*Available data*
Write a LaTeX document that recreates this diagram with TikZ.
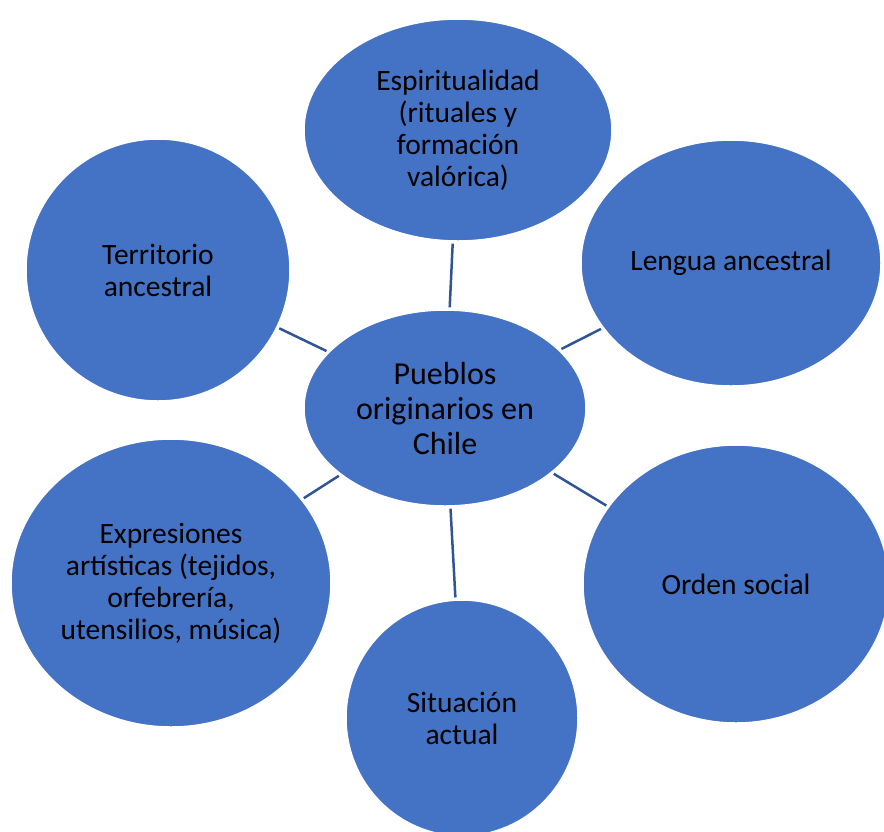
\documentclass[tikz,border=0pt]{standalone}
\usepackage{fontspec}
\setmainfont{Carlito}
\usetikzlibrary{shapes.geometric}

\definecolor{bubble}{HTML}{4472C4}
\definecolor{link}{HTML}{2F5597}

\tikzset{
  bubble/.style={ellipse, fill=bubble, draw=white, line width=1.5pt, inner sep=0pt,
    align=center, font=\fontsize{29.5}{32}\selectfont},
  link/.style={draw=link, line width=2.5pt}
}

\begin{document}
\begin{tikzpicture}[x=1pt, y=-1pt]
  \useasboundingbox (0,0) rectangle (884,831);
  % outer topics
  \node[bubble, minimum width=308, minimum height=222] (espi) at (458,130)
    {Espiritualidad\\(rituales y\\formación\\valórica)};
  \node[bubble, minimum width=264, minimum height=262] (terr) at (158,270)
    {Territorio\\ancestral};
  \node[bubble, minimum width=300, minimum height=246] (leng) at (731,263)
    {Lengua ancestral};
  \node[bubble, minimum width=320, minimum height=288] (expr) at (171,583)
    {Expresiones\\artísticas (tejidos,\\orfebrería,\\utensilios, música)};
  \node[bubble, minimum width=306, minimum height=278] (orden) at (736,584)
    {Orden social};
  \node[bubble, minimum width=232, minimum height=236] (sit) at (462,718)
    {Situación\\actual};
  % centre
  \node[bubble, minimum width=282, minimum height=196, font=\fontsize{32}{35}\selectfont]
    (pueblos) at (445,408) {Pueblos\\originarios en\\Chile};
  % connectors
  \foreach \n in {espi, terr, leng, expr, orden, sit}
    \draw[link, shorten <=2pt, shorten >=2pt] (pueblos) -- (\n);
\end{tikzpicture}
\end{document}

*Exercise details*
Using the data above, print every line exactly, omitting pictures.

*Final answer*
Write a LaTeX document that recreates this diagram with TikZ.
\documentclass[tikz,border=0pt]{standalone}
\usepackage{fontspec}
\setmainfont{Carlito}
\usetikzlibrary{shapes.geometric}

\definecolor{bubble}{HTML}{4472C4}
\definecolor{link}{HTML}{2F5597}

\tikzset{
  bubble/.style={ellipse, fill=bubble, draw=white, line width=1.5pt, inner sep=0pt,
    align=center, font=\fontsize{29.5}{32}\selectfont},
  link/.style={draw=link, line width=2.5pt}
}

\begin{document}
\begin{tikzpicture}[x=1pt, y=-1pt]
  \useasboundingbox (0,0) rectangle (884,831);
  % outer topics
  \node[bubble, minimum width=308, minimum height=222] (espi) at (458,130)
    {Espiritualidad\\(rituales y\\formación\\valórica)};
  \node[bubble, minimum width=264, minimum height=262] (terr) at (158,270)
    {Territorio\\ancestral};
  \node[bubble, minimum width=300, minimum height=246] (leng) at (731,263)
    {Lengua ancestral};
  \node[bubble, minimum width=320, minimum height=288] (expr) at (171,583)
    {Expresiones\\artísticas (tejidos,\\orfebrería,\\utensilios, música)};
  \node[bubble, minimum width=306, minimum height=278] (orden) at (736,584)
    {Orden social};
  \node[bubble, minimum width=232, minimum height=236] (sit) at (462,718)
    {Situación\\actual};
  % centre
  \node[bubble, minimum width=282, minimum height=196, font=\fontsize{32}{35}\selectfont]
    (pueblos) at (445,408) {Pueblos\\originarios en\\Chile};
  % connectors
  \foreach \n in {espi, terr, leng, expr, orden, sit}
    \draw[link, shorten <=2pt, shorten >=2pt] (pueblos) -- (\n);
\end{tikzpicture}
\end{document}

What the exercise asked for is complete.